● Written request: Return, without pictures, the lines from the start of the data through the one that contains "Serif', 'Times New".

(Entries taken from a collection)
_ _ _ _
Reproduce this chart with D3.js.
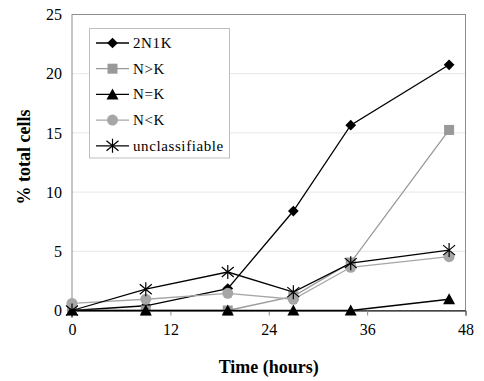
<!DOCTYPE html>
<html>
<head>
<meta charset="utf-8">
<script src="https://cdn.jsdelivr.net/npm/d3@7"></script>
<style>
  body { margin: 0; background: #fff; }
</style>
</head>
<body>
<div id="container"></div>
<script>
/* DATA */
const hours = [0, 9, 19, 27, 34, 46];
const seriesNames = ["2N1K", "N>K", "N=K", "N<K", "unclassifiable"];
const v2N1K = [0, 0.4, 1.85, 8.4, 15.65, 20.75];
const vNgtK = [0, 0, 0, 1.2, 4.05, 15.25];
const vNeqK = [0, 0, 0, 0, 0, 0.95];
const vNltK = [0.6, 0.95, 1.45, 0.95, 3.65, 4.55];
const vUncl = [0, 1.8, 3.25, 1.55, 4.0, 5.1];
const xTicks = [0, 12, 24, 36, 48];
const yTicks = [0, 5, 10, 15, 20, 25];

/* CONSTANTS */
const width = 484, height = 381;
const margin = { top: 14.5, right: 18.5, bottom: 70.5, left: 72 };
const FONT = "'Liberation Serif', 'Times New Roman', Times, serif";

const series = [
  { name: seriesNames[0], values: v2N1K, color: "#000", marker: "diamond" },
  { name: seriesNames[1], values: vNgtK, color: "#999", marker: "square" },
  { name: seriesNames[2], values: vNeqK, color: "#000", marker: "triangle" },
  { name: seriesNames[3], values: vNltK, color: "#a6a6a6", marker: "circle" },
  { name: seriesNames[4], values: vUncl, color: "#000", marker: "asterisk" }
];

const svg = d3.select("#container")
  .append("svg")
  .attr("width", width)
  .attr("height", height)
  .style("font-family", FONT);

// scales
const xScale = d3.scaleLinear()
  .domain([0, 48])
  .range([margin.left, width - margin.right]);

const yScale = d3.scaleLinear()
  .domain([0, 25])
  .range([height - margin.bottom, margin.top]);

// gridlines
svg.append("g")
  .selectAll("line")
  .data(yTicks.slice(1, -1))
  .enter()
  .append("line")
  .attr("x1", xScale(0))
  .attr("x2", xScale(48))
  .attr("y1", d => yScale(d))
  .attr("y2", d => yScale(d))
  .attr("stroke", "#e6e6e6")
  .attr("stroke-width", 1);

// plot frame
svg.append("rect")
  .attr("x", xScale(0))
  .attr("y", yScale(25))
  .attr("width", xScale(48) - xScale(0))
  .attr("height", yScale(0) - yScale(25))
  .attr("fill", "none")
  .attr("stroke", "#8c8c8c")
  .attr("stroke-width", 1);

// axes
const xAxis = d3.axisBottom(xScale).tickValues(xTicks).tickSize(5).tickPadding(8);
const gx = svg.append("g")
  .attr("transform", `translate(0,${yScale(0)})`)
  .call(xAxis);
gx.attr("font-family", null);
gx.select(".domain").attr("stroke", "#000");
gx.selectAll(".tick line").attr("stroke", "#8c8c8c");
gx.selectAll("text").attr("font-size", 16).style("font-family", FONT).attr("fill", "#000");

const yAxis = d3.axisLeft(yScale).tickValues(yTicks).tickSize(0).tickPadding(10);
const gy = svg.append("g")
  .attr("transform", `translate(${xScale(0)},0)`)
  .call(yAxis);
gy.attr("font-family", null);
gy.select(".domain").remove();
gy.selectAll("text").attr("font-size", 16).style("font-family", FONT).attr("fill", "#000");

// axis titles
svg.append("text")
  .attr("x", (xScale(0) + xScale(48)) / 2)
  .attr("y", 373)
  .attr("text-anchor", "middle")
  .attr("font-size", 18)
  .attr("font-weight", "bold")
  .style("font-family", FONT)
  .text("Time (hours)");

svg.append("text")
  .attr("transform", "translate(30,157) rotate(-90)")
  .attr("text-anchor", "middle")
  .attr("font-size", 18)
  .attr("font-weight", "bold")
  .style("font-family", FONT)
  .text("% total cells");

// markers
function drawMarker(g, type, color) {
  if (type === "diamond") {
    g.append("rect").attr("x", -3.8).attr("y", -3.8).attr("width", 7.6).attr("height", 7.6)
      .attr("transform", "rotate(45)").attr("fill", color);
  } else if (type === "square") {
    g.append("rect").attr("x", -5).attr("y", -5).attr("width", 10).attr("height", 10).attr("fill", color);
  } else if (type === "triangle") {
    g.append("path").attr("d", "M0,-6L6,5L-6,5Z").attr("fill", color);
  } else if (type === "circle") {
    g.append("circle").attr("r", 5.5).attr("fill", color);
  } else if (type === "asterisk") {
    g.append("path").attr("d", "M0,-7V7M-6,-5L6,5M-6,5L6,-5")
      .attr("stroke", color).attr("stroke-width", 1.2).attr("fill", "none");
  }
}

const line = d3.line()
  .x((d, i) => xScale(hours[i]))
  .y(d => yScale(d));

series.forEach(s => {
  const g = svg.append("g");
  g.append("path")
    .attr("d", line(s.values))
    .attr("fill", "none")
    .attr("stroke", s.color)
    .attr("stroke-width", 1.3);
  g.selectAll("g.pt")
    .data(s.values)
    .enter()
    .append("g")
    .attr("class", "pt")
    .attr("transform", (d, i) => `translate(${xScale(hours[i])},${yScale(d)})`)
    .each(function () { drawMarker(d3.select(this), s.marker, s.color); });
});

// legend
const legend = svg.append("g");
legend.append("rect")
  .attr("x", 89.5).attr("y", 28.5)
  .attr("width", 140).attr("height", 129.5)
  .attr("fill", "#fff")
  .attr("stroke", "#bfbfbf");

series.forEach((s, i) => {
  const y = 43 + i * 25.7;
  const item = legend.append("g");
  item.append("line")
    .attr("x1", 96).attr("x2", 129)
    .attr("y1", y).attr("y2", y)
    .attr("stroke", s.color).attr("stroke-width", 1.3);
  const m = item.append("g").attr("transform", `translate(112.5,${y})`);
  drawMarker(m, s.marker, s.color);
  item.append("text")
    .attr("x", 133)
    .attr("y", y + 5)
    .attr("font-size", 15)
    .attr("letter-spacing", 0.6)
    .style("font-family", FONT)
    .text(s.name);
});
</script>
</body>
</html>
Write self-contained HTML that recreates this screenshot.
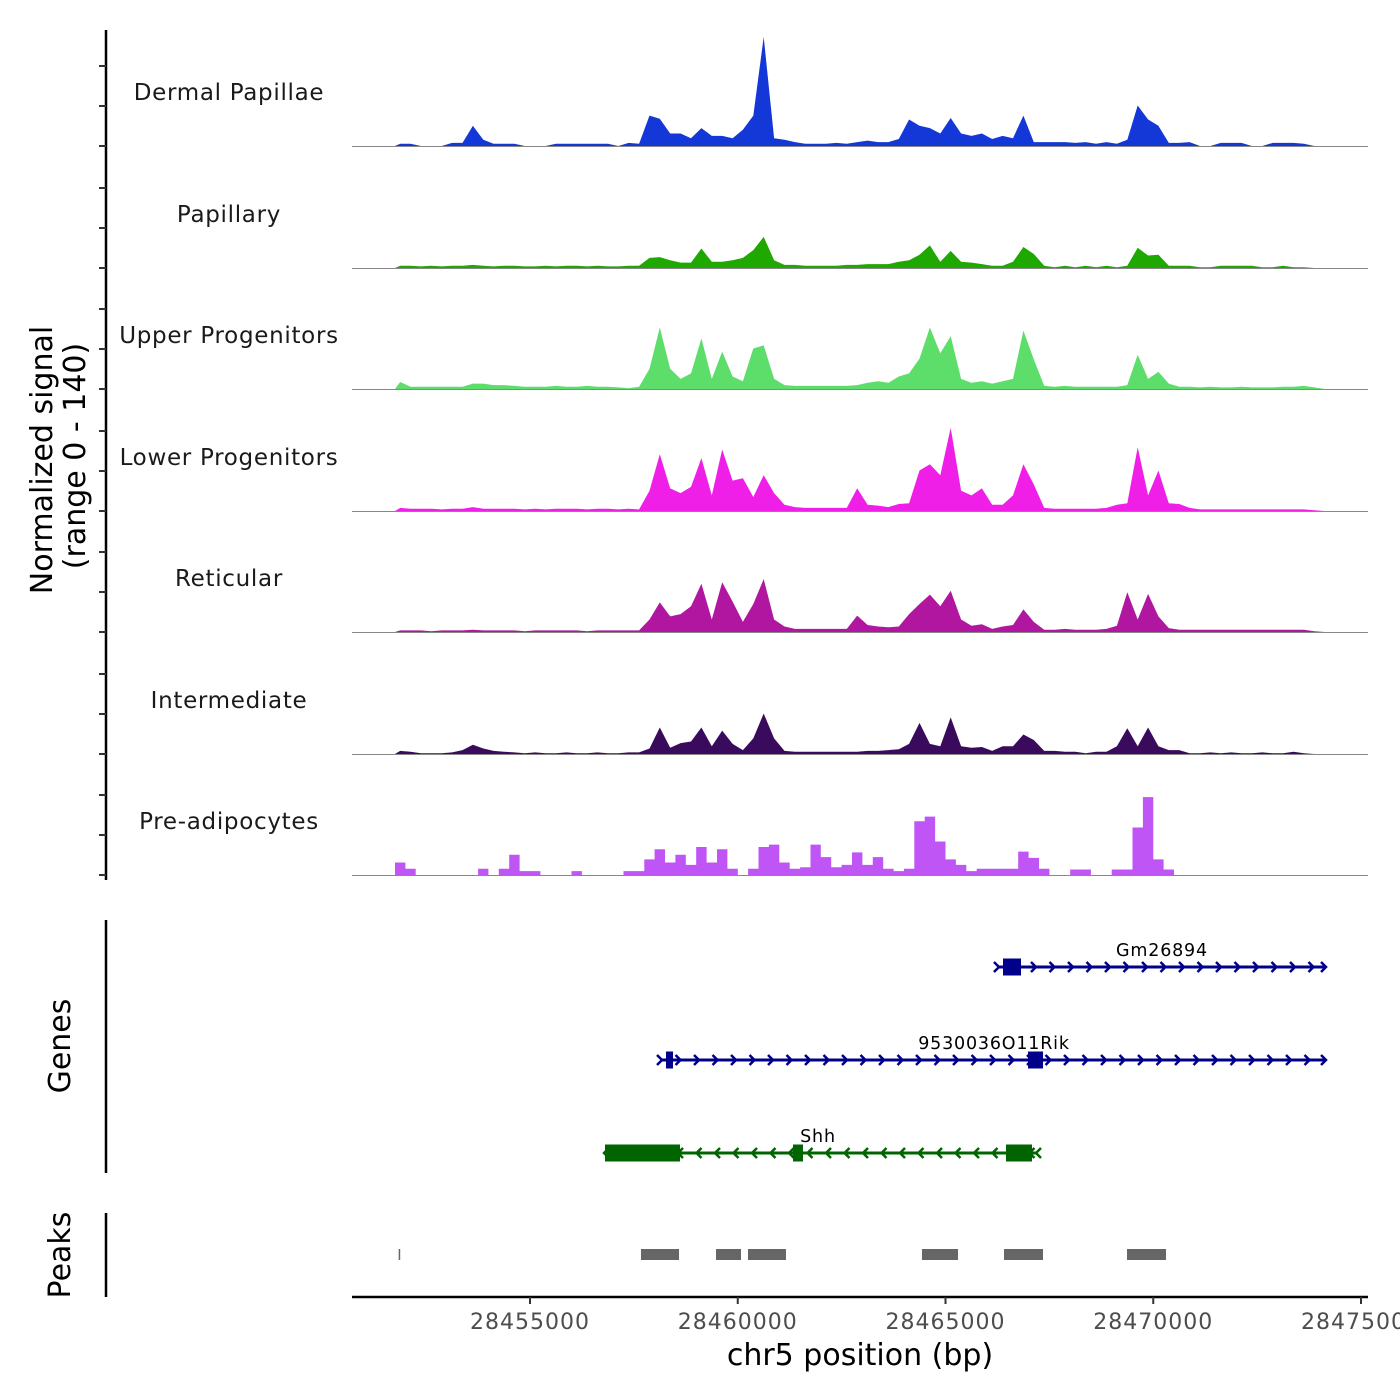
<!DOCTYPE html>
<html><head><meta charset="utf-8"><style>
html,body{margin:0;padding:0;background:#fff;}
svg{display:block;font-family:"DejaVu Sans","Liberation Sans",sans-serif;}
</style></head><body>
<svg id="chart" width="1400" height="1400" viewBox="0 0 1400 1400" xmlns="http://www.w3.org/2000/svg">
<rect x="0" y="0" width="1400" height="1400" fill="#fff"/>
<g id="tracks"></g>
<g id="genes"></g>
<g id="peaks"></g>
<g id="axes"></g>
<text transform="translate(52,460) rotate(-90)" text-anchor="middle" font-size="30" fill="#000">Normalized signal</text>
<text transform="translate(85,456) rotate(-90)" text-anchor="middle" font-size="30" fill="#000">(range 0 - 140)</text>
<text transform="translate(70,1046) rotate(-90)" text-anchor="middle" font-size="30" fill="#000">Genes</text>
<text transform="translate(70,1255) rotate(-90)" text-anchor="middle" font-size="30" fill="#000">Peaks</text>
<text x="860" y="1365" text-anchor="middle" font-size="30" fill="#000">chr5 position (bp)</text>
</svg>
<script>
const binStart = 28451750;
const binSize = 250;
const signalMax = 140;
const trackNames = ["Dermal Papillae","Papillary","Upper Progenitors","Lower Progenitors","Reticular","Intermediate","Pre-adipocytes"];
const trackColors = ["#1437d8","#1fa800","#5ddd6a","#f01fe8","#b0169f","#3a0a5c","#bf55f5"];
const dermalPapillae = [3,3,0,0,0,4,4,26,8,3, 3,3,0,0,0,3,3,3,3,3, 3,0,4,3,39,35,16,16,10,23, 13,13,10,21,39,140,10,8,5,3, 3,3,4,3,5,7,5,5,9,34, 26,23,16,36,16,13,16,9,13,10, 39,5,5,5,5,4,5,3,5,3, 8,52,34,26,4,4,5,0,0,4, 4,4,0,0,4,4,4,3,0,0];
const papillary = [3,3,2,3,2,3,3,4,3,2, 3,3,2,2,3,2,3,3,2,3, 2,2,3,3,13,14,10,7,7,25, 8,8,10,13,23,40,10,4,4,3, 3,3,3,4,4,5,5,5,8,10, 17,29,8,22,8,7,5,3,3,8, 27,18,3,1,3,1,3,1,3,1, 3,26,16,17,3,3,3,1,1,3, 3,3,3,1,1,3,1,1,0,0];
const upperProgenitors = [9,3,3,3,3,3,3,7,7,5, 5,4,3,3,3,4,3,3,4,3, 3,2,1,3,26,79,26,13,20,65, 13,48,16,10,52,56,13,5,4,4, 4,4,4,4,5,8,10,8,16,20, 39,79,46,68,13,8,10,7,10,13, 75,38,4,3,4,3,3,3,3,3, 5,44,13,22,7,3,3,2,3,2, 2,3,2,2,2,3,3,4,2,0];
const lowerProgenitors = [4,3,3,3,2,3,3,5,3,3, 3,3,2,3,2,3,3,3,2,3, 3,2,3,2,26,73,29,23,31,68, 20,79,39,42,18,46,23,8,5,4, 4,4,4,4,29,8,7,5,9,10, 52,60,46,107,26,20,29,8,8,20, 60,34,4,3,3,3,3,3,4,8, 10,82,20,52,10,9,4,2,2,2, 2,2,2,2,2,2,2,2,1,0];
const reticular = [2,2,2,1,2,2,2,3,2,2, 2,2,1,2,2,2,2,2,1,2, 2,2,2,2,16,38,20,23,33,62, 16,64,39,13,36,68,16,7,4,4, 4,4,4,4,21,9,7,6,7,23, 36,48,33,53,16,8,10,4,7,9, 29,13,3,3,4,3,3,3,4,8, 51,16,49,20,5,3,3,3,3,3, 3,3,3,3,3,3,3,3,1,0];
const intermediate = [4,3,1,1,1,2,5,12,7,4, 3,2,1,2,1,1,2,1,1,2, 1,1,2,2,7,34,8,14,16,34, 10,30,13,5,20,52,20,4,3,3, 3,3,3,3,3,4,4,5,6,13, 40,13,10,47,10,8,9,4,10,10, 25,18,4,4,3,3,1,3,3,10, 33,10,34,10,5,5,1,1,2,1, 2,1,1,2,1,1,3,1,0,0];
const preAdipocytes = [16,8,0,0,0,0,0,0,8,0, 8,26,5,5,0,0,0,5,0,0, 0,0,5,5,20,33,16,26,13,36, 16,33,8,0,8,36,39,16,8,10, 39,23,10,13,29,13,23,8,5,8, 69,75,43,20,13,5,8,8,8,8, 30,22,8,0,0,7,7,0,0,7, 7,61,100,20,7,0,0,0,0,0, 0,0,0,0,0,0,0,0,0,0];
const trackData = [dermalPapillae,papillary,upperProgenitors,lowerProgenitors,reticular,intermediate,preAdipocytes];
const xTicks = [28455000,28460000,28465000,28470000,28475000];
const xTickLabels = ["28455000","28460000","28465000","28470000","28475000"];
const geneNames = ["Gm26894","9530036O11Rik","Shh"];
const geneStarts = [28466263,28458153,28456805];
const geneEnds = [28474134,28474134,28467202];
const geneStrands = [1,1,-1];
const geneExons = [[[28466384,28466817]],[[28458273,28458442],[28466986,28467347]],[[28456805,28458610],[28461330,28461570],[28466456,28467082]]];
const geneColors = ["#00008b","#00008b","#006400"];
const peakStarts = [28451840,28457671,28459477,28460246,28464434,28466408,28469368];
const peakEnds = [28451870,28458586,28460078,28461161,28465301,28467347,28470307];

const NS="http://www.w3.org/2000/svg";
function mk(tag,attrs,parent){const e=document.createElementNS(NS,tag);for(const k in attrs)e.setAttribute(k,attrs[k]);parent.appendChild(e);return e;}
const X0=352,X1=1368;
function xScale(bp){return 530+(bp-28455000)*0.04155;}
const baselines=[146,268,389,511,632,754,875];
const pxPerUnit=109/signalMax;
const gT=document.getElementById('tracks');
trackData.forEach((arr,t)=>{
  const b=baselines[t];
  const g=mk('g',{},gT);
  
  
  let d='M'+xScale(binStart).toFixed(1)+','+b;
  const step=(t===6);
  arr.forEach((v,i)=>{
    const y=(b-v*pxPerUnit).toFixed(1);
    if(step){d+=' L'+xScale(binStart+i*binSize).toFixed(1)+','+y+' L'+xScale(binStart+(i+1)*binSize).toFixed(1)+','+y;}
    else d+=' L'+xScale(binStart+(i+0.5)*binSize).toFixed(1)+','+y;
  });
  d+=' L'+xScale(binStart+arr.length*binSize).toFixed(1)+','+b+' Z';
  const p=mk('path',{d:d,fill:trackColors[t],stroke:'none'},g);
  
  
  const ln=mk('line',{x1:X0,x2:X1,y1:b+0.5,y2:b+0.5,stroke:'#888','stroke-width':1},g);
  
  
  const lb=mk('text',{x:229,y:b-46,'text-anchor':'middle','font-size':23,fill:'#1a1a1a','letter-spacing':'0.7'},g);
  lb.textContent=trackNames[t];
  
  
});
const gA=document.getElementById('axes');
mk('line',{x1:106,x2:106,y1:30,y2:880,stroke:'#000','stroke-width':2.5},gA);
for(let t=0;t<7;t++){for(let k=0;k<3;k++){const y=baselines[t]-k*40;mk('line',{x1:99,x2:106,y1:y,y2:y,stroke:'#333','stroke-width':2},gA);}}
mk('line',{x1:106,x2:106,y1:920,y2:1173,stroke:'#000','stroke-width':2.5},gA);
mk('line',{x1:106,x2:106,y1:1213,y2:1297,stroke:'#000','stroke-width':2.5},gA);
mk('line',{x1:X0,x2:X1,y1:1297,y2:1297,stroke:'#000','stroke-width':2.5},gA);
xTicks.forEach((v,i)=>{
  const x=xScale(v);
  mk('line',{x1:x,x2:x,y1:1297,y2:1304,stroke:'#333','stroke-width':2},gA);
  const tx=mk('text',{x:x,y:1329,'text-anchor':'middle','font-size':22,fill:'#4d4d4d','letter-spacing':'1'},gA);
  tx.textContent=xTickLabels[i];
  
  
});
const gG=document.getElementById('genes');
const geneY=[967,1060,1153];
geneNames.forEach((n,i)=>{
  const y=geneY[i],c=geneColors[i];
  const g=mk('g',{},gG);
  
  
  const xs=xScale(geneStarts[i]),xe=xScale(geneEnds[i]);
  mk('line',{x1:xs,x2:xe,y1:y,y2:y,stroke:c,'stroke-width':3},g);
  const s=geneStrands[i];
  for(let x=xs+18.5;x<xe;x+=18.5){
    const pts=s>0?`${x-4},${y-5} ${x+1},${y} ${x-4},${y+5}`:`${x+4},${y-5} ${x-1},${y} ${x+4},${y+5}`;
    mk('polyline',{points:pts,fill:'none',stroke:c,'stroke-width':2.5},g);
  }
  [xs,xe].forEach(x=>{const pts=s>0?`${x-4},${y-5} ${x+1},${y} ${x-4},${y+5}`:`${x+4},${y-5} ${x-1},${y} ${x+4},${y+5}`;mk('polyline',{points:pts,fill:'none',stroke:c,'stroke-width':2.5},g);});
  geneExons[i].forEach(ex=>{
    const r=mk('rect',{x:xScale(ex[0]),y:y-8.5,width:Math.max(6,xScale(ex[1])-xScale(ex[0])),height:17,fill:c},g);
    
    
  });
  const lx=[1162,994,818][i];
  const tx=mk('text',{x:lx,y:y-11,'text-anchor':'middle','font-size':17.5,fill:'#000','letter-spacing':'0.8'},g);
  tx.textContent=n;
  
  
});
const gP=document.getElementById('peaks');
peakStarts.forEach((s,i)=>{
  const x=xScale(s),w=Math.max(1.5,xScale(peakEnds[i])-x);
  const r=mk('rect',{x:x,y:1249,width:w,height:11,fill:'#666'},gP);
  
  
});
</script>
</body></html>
_ _ _ _
● Correct response:
Reproduce this chart with D3.js.
<!DOCTYPE html>
<html>
<head>
<meta charset="utf-8">
<script src="https://cdn.jsdelivr.net/npm/d3@7"></script>
<style>
  body { margin: 0; background: #fff; }
</style>
</head>
<body>
<div id="container"></div>
<script>
/* DATA */
const hours = [0, 9, 19, 27, 34, 46];
const seriesNames = ["2N1K", "N>K", "N=K", "N<K", "unclassifiable"];
const v2N1K = [0, 0.4, 1.85, 8.4, 15.65, 20.75];
const vNgtK = [0, 0, 0, 1.2, 4.05, 15.25];
const vNeqK = [0, 0, 0, 0, 0, 0.95];
const vNltK = [0.6, 0.95, 1.45, 0.95, 3.65, 4.55];
const vUncl = [0, 1.8, 3.25, 1.55, 4.0, 5.1];
const xTicks = [0, 12, 24, 36, 48];
const yTicks = [0, 5, 10, 15, 20, 25];

/* CONSTANTS */
const width = 484, height = 381;
const margin = { top: 14.5, right: 18.5, bottom: 70.5, left: 72 };
const FONT = "'Liberation Serif', 'Times New Roman', Times, serif";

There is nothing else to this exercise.